3) Use a standard algorithm! I chose to explore for personal education rather
than
adopt a known version, because this is not work related and I wanted to learn
rather
than copy. If it was work related then I would have adopted the algorithm
described
in:
http://www.cs.chalmers.se/~dcs/ConcurrentDataStructures/phd_chap7.pdf
Doug Lea has expressed interest in writing a standard version in a future
release of
java.util.concurrent, which will likely be based on his ConcurrentLinkedDeque
(available for, but not adopted in, JDK6). Personally, I am looking forward to
seeing how he attacks the challenge as its an interesting problem.
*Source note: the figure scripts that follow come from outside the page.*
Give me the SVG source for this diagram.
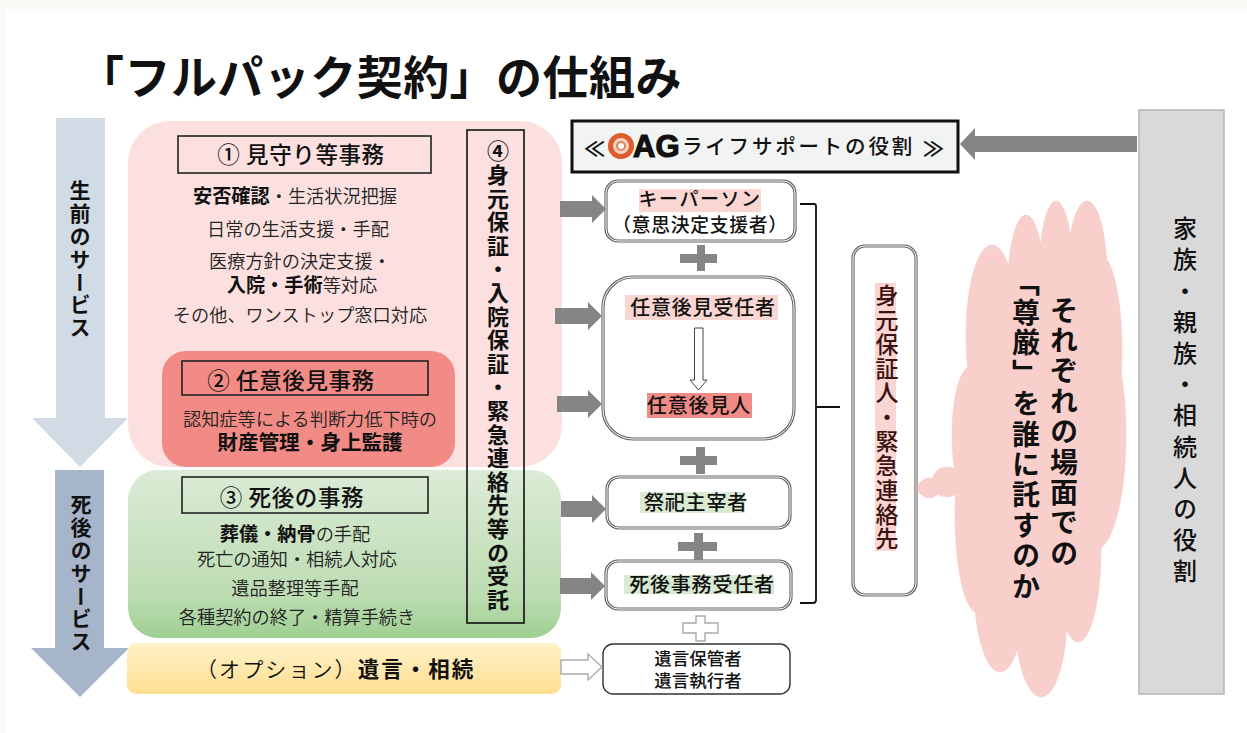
<svg xmlns="http://www.w3.org/2000/svg" width="1247" height="733" viewBox="0 0 1247 733">
<defs>
<linearGradient id="g" x1="0" y1="0" x2="0" y2="1"><stop offset="0" stop-color="#dcebd6"/><stop offset=".75" stop-color="#bcdcb2"/><stop offset="1" stop-color="#9fcf92"/></linearGradient>
<linearGradient id="y" x1="0" y1="0" x2="0" y2="1"><stop offset="0" stop-color="#fff1c8"/><stop offset="1" stop-color="#ffdf92"/></linearGradient>
</defs>
<style>
text{font-family:"Noto Sans CJK JP","Noto Sans",sans-serif;fill:#111}
.c{text-anchor:middle}
.b{font-weight:700}
.m{font-weight:500}
.s{font-size:18.2px;font-weight:350;fill:#222}
.sb{font-size:19.2px;font-weight:700;fill:#111}
.h{font-size:22.5px;font-weight:500;letter-spacing:.6px}
.n{font-size:20px;font-weight:500;letter-spacing:.8px}
.v{writing-mode:vertical-rl}
.box{fill:none;stroke:#222;stroke-width:1.6}
.o{stroke:#666;stroke-width:3.2;fill:#fff}
.i{stroke:#fff;stroke-width:1;fill:none}
.ar{fill:#858585}
.ol{fill:#fff;stroke:#aaa;stroke-width:1.4}
</style>
<rect width="1247" height="733" fill="#faf9f6"/>
<rect x="6" y="9" width="1241" height="724" fill="#fff"/>

<text id="title" x="78" y="94" font-size="46" letter-spacing=".45" style="font-weight:700">「フルパック契約」の仕組み</text>

<g id="life-arrow">
<polygon points="56,118 105,118 105,418 128,418 80,467 32,418 56,418" fill="#d1dbe5"/>
<text x="80" y="180" class="v b" font-size="21" letter-spacing="1.8">生前のサービス</text>
</g>
<g id="death-arrow">
<polygon points="55,470 104,470 104,648 129,648 80,697 31,648 55,648" fill="#a6b5c9"/>
<text x="81" y="494" class="v b" font-size="21" letter-spacing="1.8">死後のサービス</text>
</g>

<g id="pink-panel">
<rect x="128" y="121" width="434" height="346" rx="42" fill="#fbe0df"/>
<rect x="178" y="136" width="253" height="37" class="box"/>
<text x="301" y="163" class="c h">① 見守り等事務</text>
<text x="295" y="203" class="c s"><tspan class="sb">安否確認</tspan>・生活状況把握</text>
<text x="298" y="236" class="c s">日常の生活支援・手配</text>
<text x="300" y="268" class="c s">医療方針の決定支援・</text>
<text x="302" y="292" class="c s"><tspan class="sb">入院・手術</tspan>等対応</text>
<text x="300" y="322" class="c s">その他、ワンストップ窓口対応</text>
</g>
<g id="red-panel">
<rect x="162" y="351" width="293" height="116" rx="24" fill="#f28b85"/>
<rect x="182" y="361" width="246" height="34" class="box"/>
<text x="291" y="389" class="c h">② 任意後見事務</text>
<text x="310" y="426" class="c s">認知症等による判断力低下時の</text>
<text x="310" y="450" class="c b" font-size="20.6">財産管理・身上監護</text>
</g>
<g id="green-panel">
<rect x="128" y="470" width="433" height="168" rx="30" fill="url(#g)"/>
<rect x="182" y="477" width="246" height="36" class="box"/>
<text x="292" y="506" class="c h">③ 死後の事務</text>
<text x="295" y="541" class="c s"><tspan class="sb">葬儀・納骨</tspan>の手配</text>
<text x="297" y="566" class="c s">死亡の通知・相続人対応</text>
<text x="295" y="595" class="c s">遺品整理等手配</text>
<text x="297" y="624" class="c s">各種契約の終了・精算手続き</text>
</g>
<g id="option-panel">
<rect x="127" y="643" width="434" height="51" rx="9" fill="url(#y)"/>
<text x="196" y="677" font-size="21" font-weight="350" letter-spacing="2.100">（オプション）<tspan class="b" font-size="21.500" letter-spacing="2">遺言・相続</tspan></text>
</g>
<g id="box-4">
<rect x="467" y="130" width="57" height="493" fill="none" stroke="#111" stroke-width="1.6"/>
<text x="498" y="140" class="v" font-size="22" letter-spacing="1.6" style="font-weight:600">④身元保証・入院保証・緊急連絡先等の受託</text>
</g>

<g id="ag-box">
<rect x="572" y="121" width="386" height="51" fill="#f2f3f3" stroke="#111" stroke-width="3"/>
<text x="584" y="156" font-size="21" class="b">≪</text>
<circle cx="621" cy="146" r="10.500" fill="#f4d2c4" stroke="#e05a2c" stroke-width="5"/>
<circle cx="621" cy="146" r="4" fill="#fff" stroke="#e88050" stroke-width="2"/>
<text x="633" y="157" font-size="31" font-weight="700" style="font-family:'Liberation Sans',sans-serif;stroke:#111;stroke-width:1.200">AG</text>
<text x="682" y="154" font-size="20.5" class="m" letter-spacing="2.800">ライフサポートの役割</text>
<text x="923" y="156" font-size="21" class="b">≫</text>
</g>

<g id="keyperson">
<rect x="606" y="181" width="189" height="60" rx="12" class="o"/><rect x="606" y="181" width="189" height="60" rx="12" class="i"/>
<rect x="639" y="189" width="122" height="23" fill="#fad6d3"/>
<text x="700" y="206" class="c n" style="font-size:19px;letter-spacing:1.5px">キーパーソン</text>
<text x="700" y="232" class="c n" style="font-size:18.8px;letter-spacing:.7px">（意思決定支援者）</text>
</g>
<g id="nini">
<rect x="603" y="277" width="191" height="162" rx="30" class="o"/><rect x="603" y="277" width="191" height="162" rx="30" class="i"/>
<rect x="625" y="295" width="153" height="25" fill="#fad6d3"/>
<text x="703" y="315" class="c n">任意後見受任者</text>
<rect x="647" y="393" width="105" height="25" fill="#f28b85"/>
<text x="699" y="413" class="c n">任意後見人</text>
<polygon points="694.500,328 703,328 703,380 707,380 698.500,390 690,380 694.500,380" fill="#fff" stroke="#444" stroke-width="1"/>
</g>
<g id="saishi">
<rect x="607" y="477" width="183" height="51" rx="12" class="o"/><rect x="607" y="477" width="183" height="51" rx="12" class="i"/>
<rect x="640" y="492" width="105" height="21" fill="#d9ead3"/>
<text x="696" y="510" class="c n">祭祀主宰者</text>
</g>
<g id="shigo">
<rect x="606" y="561" width="185" height="48" rx="12" class="o"/><rect x="606" y="561" width="185" height="48" rx="12" class="i"/>
<rect x="624" y="575" width="150" height="19" fill="#d9ead3"/>
<text x="702" y="592" class="c n">死後事務受任者</text>
</g>
<g id="yuigon">
<rect x="603" y="644" width="187" height="50" rx="10" fill="#fff" stroke="#333" stroke-width="1.4"/>
<text x="698" y="665" class="c m" font-size="17.500">遺言保管者</text>
<text x="698" y="687" class="c m" font-size="17.500">遺言執行者</text>
</g>
<g id="guarantor">
<rect x="853" y="246" width="63" height="349" rx="12" class="o"/><rect x="853" y="246" width="63" height="349" rx="12" class="i"/>
<rect x="875" y="283" width="21" height="268" fill="#fad6d3"/>
<text x="887" y="284" class="v m" font-size="23" letter-spacing="1.300" style="fill:#3a1212">身元保証人・緊急連絡先</text>
</g>

<g id="cloud" fill="#f9cfcc" stroke="#f7c9c5" stroke-width=".6">
<ellipse cx="929" cy="488" rx="11" ry="10"/>
<ellipse cx="947" cy="482" rx="15" ry="15"/>
<ellipse cx="1087" cy="275" rx="20" ry="74"/>
<ellipse cx="1056" cy="275" rx="17" ry="74"/>
<ellipse cx="1026" cy="285" rx="18" ry="70"/>
<ellipse cx="992" cy="335" rx="26" ry="90"/>
<ellipse cx="1100" cy="350" rx="22" ry="95"/>
<ellipse cx="1095" cy="435" rx="31" ry="115"/>
<ellipse cx="970" cy="435" rx="18" ry="68"/>
<ellipse cx="978" cy="515" rx="23" ry="98"/>
<ellipse cx="1000" cy="585" rx="26" ry="87"/>
<ellipse cx="1041" cy="615" rx="26" ry="82"/>
<ellipse cx="1078" cy="550" rx="23" ry="92"/>
<ellipse cx="1040" cy="430" rx="70" ry="180" stroke="none"/>
<text x="1064" y="296" class="v b" font-size="28" letter-spacing="2.400" stroke="none">それぞれの場面での</text>
<text x="1026" y="268" class="v b" font-size="28" letter-spacing="2.400" stroke="none">「尊厳」を誰に託すのか</text>
</g>

<g id="family">
<rect x="1139" y="110" width="85" height="584" fill="#d9d9d9" stroke="#b5b5b5" stroke-width="1.500"/>
<text x="1185" y="216" class="v m" font-size="24" letter-spacing="7.200">家族・親族・相続人の役割</text>
</g>

<g id="connectors">
<polygon class="ar" points="1137,136 975,136 975,128 960,144 975,160 975,152 1137,152"/>
<polygon class="ar" points="560,201 592,201 592,195 606,209 592,223 592,217 560,217"/>
<polygon class="ar" points="555,308 588,308 588,302 602,316 588,330 588,324 555,324"/>
<polygon class="ar" points="557,396 588,396 588,390 602,404 588,418 588,412 557,412"/>
<polygon class="ar" points="561,501 592,501 592,495 606,509 592,523 592,517 561,517"/>
<polygon class="ar" points="560,578 591,578 591,572 605,586 591,600 591,594 560,594"/>
<polygon class="ol" points="561,660 588,660 588,654 602,667 588,680 588,674 561,674"/>
<path class="ar" d="M697 245h8v9h12v9h-12v8h-8v-8h-17v-9h17z"/>
<path class="ar" d="M696 447h9v9h12v9h-12v9h-9v-9h-16v-9h16z"/>
<path class="ar" d="M694 533h9v9h14v9h-14v9h-9v-9h-16v-9h16z"/>
<path class="ol" d="M696 616h9v7h13v10h-13v8h-9v-8h-13v-10h13z"/>
<path d="M800 204h14q2 0 2 2v197q0 4 -0 4h24h-24q0 0 0 4v189q0 3 -3 3h-13" fill="none" stroke="#111" stroke-width="1.800"/>
</g>
</svg>
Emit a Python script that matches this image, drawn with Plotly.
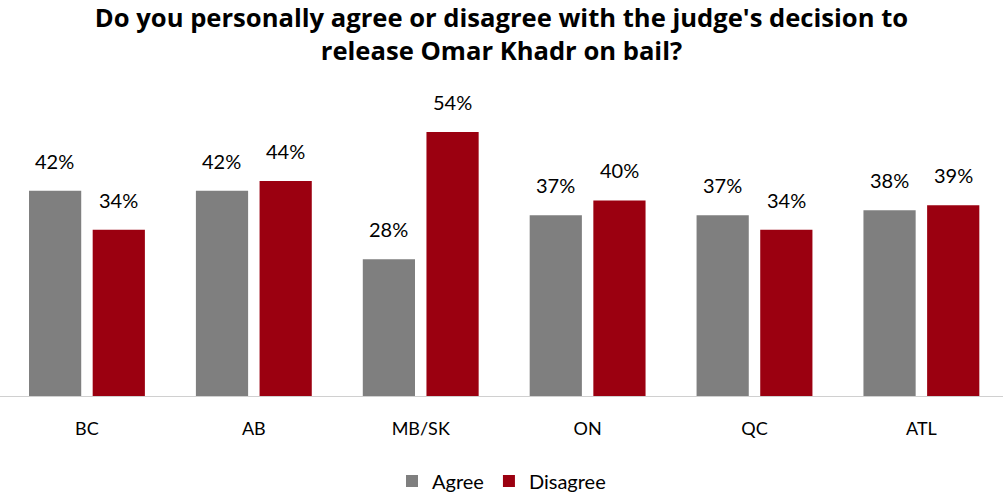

Please let me know if you'd like me to provide any further help. Since I have
been
asked 3 times this week, I can try to get back to this project and resolve the
race.
You can contact me here, on the group, or through private email (ben.manes-at-
gmail.com).
Best,
Ben
Original comment by Ben.Manes@gmail.com
on 1 Sep 2009 at 5:55
Hi Ben, Thanks for the quick response. I work with Chris. I have attached a
rough
approximation of the patch as you mentioned in #2. I'm not sure if the locks
are at
too coarse of a level. Also if it is necessary to have the lock in evict, but
it
seems to work. The unit tests weren't passing for me before and now they
consistently pass.
Cheers,
Sammy
Original comment by temi...@gmail.com
on 1 Sep 2009 at 6:27
Attachments:
Hi Sammy,
This was not what I meant, because the critical section includes all of the map
operations. Your change is almost equivilant to wrapping a LinkedHashMap with a
lock
(or synchronized if JDK6). That is the standard approach almost everyone uses,
because the most often the miss penalty (db hit) far outweights the hit penalty
(lock contention).
Instead only the Node<K, V> operations must use a global lock so that the list
is
maintained in a valid state. This provides lock splitting between the list and
map
and the ConcurrentHashMap has excellent locking performance (lock-free reads,
striped locks for writes). Because the critical section is small, the
ReentrantLock
will probably spin and not need to promote itself to a full lock under normal
usage
patterns. Since an LRU always creates contention this will be similar to a
lock-free
version in performance comparisions. It will also continue to allow a
SecondChanceFifo to use lock-free reads (SC-FIFO is a great choice under most
common
workloads).
I will make the necessary changes tomorrow evening, post a JAR, and explain the
code
on a wiki page. I will keep the version in the repository as is, though, to
allow
further experimentation for when I have some time. The fully functional JAR
should
allow people to get the necessary performance, without that nasty surprise in
production!
Best,
Ben
Original comment by Ben.Manes@gmail.com
on 1 Sep 2009 at 7:09
I see clhm-production.jar did get uploaded on the 4th. May I suggest that the
right
thing to do is make a tag or branch of the buggy version for experimentation,
apply
the fix to trunk, and close this issue so it's clear that the issue is resolved?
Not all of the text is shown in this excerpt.